> **Task directions**
Write out each line that follows exactly as it stands, without the pictures.

> **Source data**
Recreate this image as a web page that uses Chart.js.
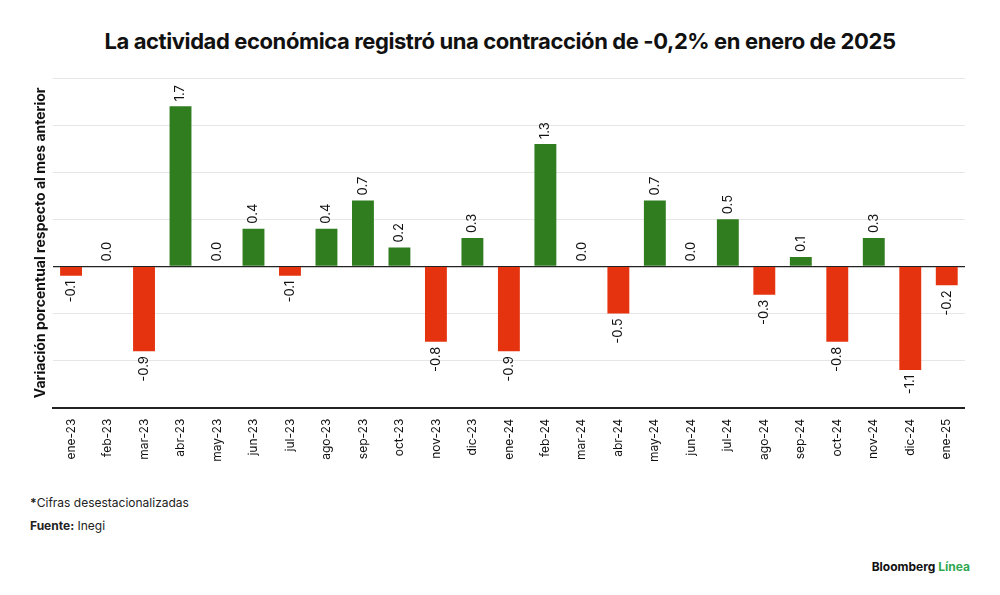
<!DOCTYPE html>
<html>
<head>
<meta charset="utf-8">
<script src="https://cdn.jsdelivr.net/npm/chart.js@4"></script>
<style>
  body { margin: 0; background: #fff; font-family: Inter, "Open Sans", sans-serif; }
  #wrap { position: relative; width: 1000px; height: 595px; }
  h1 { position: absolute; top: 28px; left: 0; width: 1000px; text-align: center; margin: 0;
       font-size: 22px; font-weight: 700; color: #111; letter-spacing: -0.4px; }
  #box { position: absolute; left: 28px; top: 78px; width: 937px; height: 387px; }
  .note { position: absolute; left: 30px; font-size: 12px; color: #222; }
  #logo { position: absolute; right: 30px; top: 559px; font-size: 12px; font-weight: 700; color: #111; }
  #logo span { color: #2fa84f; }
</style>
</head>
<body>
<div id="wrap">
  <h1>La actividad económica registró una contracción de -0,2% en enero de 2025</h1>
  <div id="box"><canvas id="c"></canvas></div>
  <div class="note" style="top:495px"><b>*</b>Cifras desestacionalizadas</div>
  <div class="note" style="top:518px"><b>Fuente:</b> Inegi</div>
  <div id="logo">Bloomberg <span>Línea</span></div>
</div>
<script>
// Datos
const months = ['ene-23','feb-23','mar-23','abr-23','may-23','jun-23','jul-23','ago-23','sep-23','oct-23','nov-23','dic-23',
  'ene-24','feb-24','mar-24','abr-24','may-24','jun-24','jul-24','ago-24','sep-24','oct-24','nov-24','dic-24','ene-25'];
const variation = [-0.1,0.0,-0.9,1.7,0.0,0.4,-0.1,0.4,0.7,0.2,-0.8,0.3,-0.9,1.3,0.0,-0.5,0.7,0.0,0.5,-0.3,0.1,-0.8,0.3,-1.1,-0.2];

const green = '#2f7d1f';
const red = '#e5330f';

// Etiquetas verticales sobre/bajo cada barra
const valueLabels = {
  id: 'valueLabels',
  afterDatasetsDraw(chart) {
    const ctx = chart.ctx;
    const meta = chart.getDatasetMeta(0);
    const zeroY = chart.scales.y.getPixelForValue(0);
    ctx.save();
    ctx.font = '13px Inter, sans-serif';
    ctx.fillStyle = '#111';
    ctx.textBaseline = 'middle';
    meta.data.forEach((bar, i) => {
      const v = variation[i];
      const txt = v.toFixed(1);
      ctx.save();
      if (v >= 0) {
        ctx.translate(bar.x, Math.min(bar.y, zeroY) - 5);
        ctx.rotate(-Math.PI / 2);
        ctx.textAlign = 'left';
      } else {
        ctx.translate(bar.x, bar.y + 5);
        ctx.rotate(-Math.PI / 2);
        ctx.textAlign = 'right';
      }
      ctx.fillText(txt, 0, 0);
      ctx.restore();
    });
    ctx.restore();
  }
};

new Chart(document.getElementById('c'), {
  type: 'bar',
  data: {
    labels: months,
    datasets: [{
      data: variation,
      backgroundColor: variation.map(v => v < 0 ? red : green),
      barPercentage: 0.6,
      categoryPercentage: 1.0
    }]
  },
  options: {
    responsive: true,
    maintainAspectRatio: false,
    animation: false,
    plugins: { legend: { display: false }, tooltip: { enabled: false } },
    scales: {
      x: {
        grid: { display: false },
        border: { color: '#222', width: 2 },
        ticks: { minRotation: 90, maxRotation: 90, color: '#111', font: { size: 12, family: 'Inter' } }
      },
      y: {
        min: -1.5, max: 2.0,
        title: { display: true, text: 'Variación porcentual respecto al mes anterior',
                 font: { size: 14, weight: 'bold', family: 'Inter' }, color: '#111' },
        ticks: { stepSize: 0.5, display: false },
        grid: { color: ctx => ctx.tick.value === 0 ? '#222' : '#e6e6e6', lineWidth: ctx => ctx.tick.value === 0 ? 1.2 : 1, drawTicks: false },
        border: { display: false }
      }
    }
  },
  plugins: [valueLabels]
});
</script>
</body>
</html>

> **Reply**
Recreate this image as a web page that uses Chart.js.
<!DOCTYPE html>
<html>
<head>
<meta charset="utf-8">
<script src="https://cdn.jsdelivr.net/npm/chart.js@4"></script>
<style>
  body { margin: 0; background: #fff; font-family: Inter, "Open Sans", sans-serif; }
  #wrap { position: relative; width: 1000px; height: 595px; }
  h1 { position: absolute; top: 28px; left: 0; width: 1000px; text-align: center; margin: 0;
       font-size: 22px; font-weight: 700; color: #111; letter-spacing: -0.4px; }
  #box { position: absolute; left: 28px; top: 78px; width: 937px; height: 387px; }
  .note { position: absolute; left: 30px; font-size: 12px; color: #222; }
  #logo { position: absolute; right: 30px; top: 559px; font-size: 12px; font-weight: 700; color: #111; }
  #logo span { color: #2fa84f; }
</style>
</head>
<body>
<div id="wrap">
  <h1>La actividad económica registró una contracción de -0,2% en enero de 2025</h1>
  <div id="box"><canvas id="c"></canvas></div>
  <div class="note" style="top:495px"><b>*</b>Cifras desestacionalizadas</div>
  <div class="note" style="top:518px"><b>Fuente:</b> Inegi</div>
  <div id="logo">Bloomberg <span>Línea</span></div>
</div>
<script>
// Datos
const months = ['ene-23','feb-23','mar-23','abr-23','may-23','jun-23','jul-23','ago-23','sep-23','oct-23','nov-23','dic-23',
  'ene-24','feb-24','mar-24','abr-24','may-24','jun-24','jul-24','ago-24','sep-24','oct-24','nov-24','dic-24','ene-25'];
const variation = [-0.1,0.0,-0.9,1.7,0.0,0.4,-0.1,0.4,0.7,0.2,-0.8,0.3,-0.9,1.3,0.0,-0.5,0.7,0.0,0.5,-0.3,0.1,-0.8,0.3,-1.1,-0.2];

const green = '#2f7d1f';
const red = '#e5330f';

// Etiquetas verticales sobre/bajo cada barra
const valueLabels = {
  id: 'valueLabels',
  afterDatasetsDraw(chart) {
    const ctx = chart.ctx;
    const meta = chart.getDatasetMeta(0);
    const zeroY = chart.scales.y.getPixelForValue(0);
    ctx.save();
    ctx.font = '13px Inter, sans-serif';
    ctx.fillStyle = '#111';
    ctx.textBaseline = 'middle';
    meta.data.forEach((bar, i) => {
      const v = variation[i];
      const txt = v.toFixed(1);
      ctx.save();
      if (v >= 0) {
        ctx.translate(bar.x, Math.min(bar.y, zeroY) - 5);
        ctx.rotate(-Math.PI / 2);
        ctx.textAlign = 'left';
      } else {
        ctx.translate(bar.x, bar.y + 5);
        ctx.rotate(-Math.PI / 2);
        ctx.textAlign = 'right';
      }
      ctx.fillText(txt, 0, 0);
      ctx.restore();
    });
    ctx.restore();
  }
};

new Chart(document.getElementById('c'), {
  type: 'bar',
  data: {
    labels: months,
    datasets: [{
      data: variation,
      backgroundColor: variation.map(v => v < 0 ? red : green),
      barPercentage: 0.6,
      categoryPercentage: 1.0
    }]
  },
  options: {
    responsive: true,
    maintainAspectRatio: false,
    animation: false,
    plugins: { legend: { display: false }, tooltip: { enabled: false } },
    scales: {
      x: {
        grid: { display: false },
        border: { color: '#222', width: 2 },
        ticks: { minRotation: 90, maxRotation: 90, color: '#111', font: { size: 12, family: 'Inter' } }
      },
      y: {
        min: -1.5, max: 2.0,
        title: { display: true, text: 'Variación porcentual respecto al mes anterior',
                 font: { size: 14, weight: 'bold', family: 'Inter' }, color: '#111' },
        ticks: { stepSize: 0.5, display: false },
        grid: { color: ctx => ctx.tick.value === 0 ? '#222' : '#e6e6e6', lineWidth: ctx => ctx.tick.value === 0 ? 1.2 : 1, drawTicks: false },
        border: { display: false }
      }
    }
  },
  plugins: [valueLabels]
});
</script>
</body>
</html>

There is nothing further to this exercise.